No pre-race chats, not even with ESPN. No words from anyone on my team, no endorsement or acknowledgement of squat. Fuck all of you. Fuck France in it's all-too-willing asshole. Get a President who isn't an embarassment and loses you the Olympics when you seemed to be a cinch to get them. Get Figure Skating officials who won't accept cash and fuck up the Pairs Medalling because Russia dangled baubles and vodka and god knows what. In fact...just die. All of you. I'm here to win a race again, but this time, I'm rubbing your pale, unshaven, pox-laden faces in it.
Enjoy the view of my back tire.

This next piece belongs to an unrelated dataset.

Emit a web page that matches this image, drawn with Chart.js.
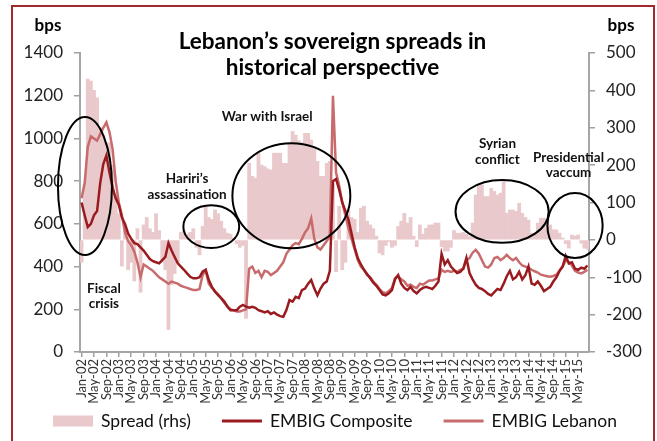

Because this time, it really IS the last time you'll see it. And after I'm gone, after I've won #8 and started fucking Sheryl full-time...no one outside of your borders will give two shits and a fuck for this race, period.
Blow me. I've still got one ball full of mangravy in there...
I'm Lance Goddamn Armstrong. Show me some respect.
2 Comments:
Could you lighten up on the colorfull language. Some people who read your blog aren't even 16
Could I? Probably.
Will I? Probably not.
I'd recommend ignoring the post if it offends you. I never stated this blog was intended for a PG-13 rating.
When I get in one of these moods, I write whatever I feel like. I try to behave in here, but I won't apologize when I feel the muse takes me in a bad direction.